Dr. Wilhelm Hofmann, Psychology
One of Germany’s most talented and creative young researchers in the field of psychology, Wilhelm Hofmann is investigating the correlation between implicit and explicit attitudes and personality traits. He is also carrying out high-level research into the impulsive and reflexive influences on self-regulating behaviour. Hofmann laid the foundations for his multifaceted research programme in his dissertation, and his outstanding empirical analyses and overview studies have lent considerable impetus to his chosen research areas.

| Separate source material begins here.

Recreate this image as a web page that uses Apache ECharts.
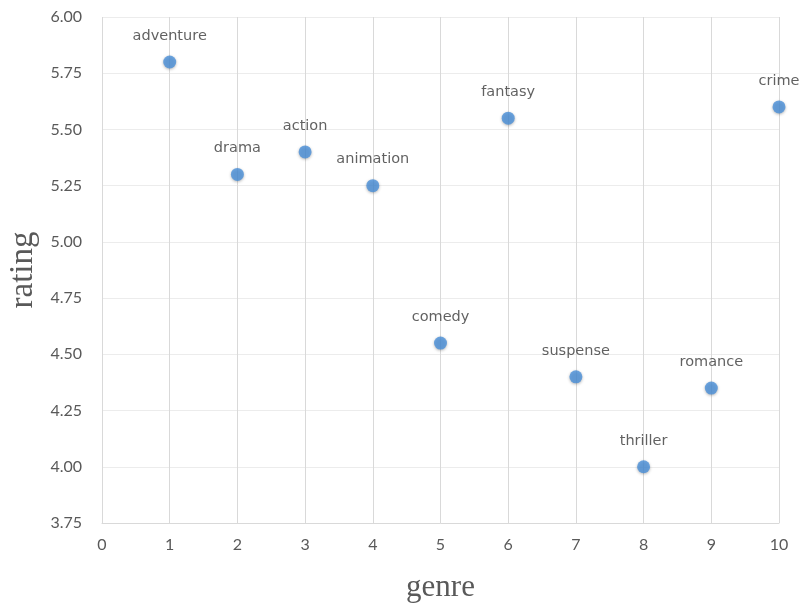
<!DOCTYPE html>
<html>
<head>
<meta charset="utf-8">
<script src="https://cdn.jsdelivr.net/npm/echarts@6/dist/echarts.min.js"></script>
<style>html,body{margin:0;padding:0;background:#fff;}#c{width:803px;height:603px;}</style>
</head>
<body>
<div id="c"></div>
<script>
const genres = ['adventure','drama','action','animation','comedy','fantasy','suspense','thriller','romance','crime'];
const genreIndex = [1,2,3,4,5,6,7,8,9,10];
const ratings = [5.80,5.30,5.40,5.25,4.55,5.55,4.40,4.00,4.35,5.60];

const data = genreIndex.map((x,i)=>({value:[x, ratings[i]], name: genres[i]}));
const chart = echarts.init(document.getElementById('c'));
chart.setOption({
  animation:false,
  backgroundColor:'#fff',
  grid:{left:102,right:24,top:17,bottom:80,containLabel:false,outerBoundsMode:'none'},
  xAxis:{
    type:'value',min:0,max:10,interval:1,
    name:'genre',nameLocation:'middle',nameGap:49,
    nameTextStyle:{fontFamily:'Liberation Serif',fontSize:31,color:'#595959'},
    axisLine:{show:true,lineStyle:{color:'#d9d9d9'}},
    axisTick:{show:false},
    axisLabel:{color:'#595959',fontSize:16,fontFamily:'Lato',margin:14},
    splitLine:{show:true,lineStyle:{color:'#d9d9d9',width:1}}
  },
  yAxis:{
    type:'value',min:3.75,max:6,interval:0.25,
    name:'rating',nameLocation:'middle',nameGap:61,
    nameTextStyle:{fontFamily:'Liberation Serif',fontSize:33,color:'#595959'},
    axisLine:{show:false},
    axisTick:{show:false},
    axisLabel:{color:'#595959',fontSize:16,fontFamily:'Lato',margin:20,formatter:v=>v.toFixed(2)},
    splitLine:{show:true,lineStyle:{color:'#ececec',width:1}}
  },
  series:[{
    type:'scatter',
    data:data,
    symbolSize:13,
    itemStyle:{color:'#4a90d9',shadowBlur:3,shadowColor:'rgba(0,0,0,0.35)',shadowOffsetY:1},
    label:{show:true,position:'top',distance:12,formatter:p=>p.name,color:'#3a3a3a',fontSize:14.5,fontFamily:'DejaVu Sans'}
  }]
});
</script>
</body>
</html>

Dr. Hannah Markwig, Mathematics
Hannah Markwig is one of the world’s leading young researchers in “tropical geometry”, a new area of algebraic geometry with connections to combinatorics and roots in Brazil. Markwig’s contributions to this emergent field are used in enumerative geometry and thus, by extension, in the mathematical formulation of modern physics concepts, such as those related to string theory, for example. Markwig has also achieved considerable progress in the computer-assisted implementation of her findings, and has assisted in the development of a software package that uses practical examples to translate objects from tropical to algebraic geometry and vice versa. Her work has facilitated the Göttingen-based junior professor’s outstanding integration into the international research community, where she is held in high regard.
Dr. Ansgar Reiners, Astrophysics
Ansgar Reiners’ new approaches to observation and analysis have considerably advanced two research areas in the field of stellar astrophysics. On the one hand, Reiners has developed a process for using spectroscopy to measure stellar differential rotation, a key factor in understanding the mechanisms of stellar dynamos. On the other, he has also developed his own process for directly measuring magnetic fields in very cold stars. In addition to these achievements, which have attracted a high level of international regard, Reiners has also made a name for himself as an academic instructor and founder of research associations, and has done so at an early age.
Dr. Sebastian Schmidt-Hofner, Ancient History
Sebastian Schmidt-Hofner is considered one of the most promising young researchers in the field of Ancient History and enjoys an excellent international reputation. As early as his dissertation, the historian's research of the late antiquity period proved seminal. In this work, he placed legal texts into a broader context, thus facilitating a more multi-layered interpretation of this important source from the Late Antiquity period. Schmidt-Hofner is currently researching regional planning in the cultures of archaic and classical Greece and is the first to systematically apply modern spatial sociology methods to the investigation of antique structures.
Dr. Christina Thiele, Chemistry
Early on, Christina Thiele proved herself a creative researcher and one who was willing to take risks. Her marked scientific independence has earned her an international profile. The head of a DFG-funded Emmy Noether independent junior research group, Thiele has used NMR spectroscopy highly successfully in a number of different areas, initially in her dissertation on metal-organic reactions, and then later in determining the configuration of small organic molecules. Christina Thiele has been able to make substantial contributions to this field, which is mastered by just a few Research Units worldwide.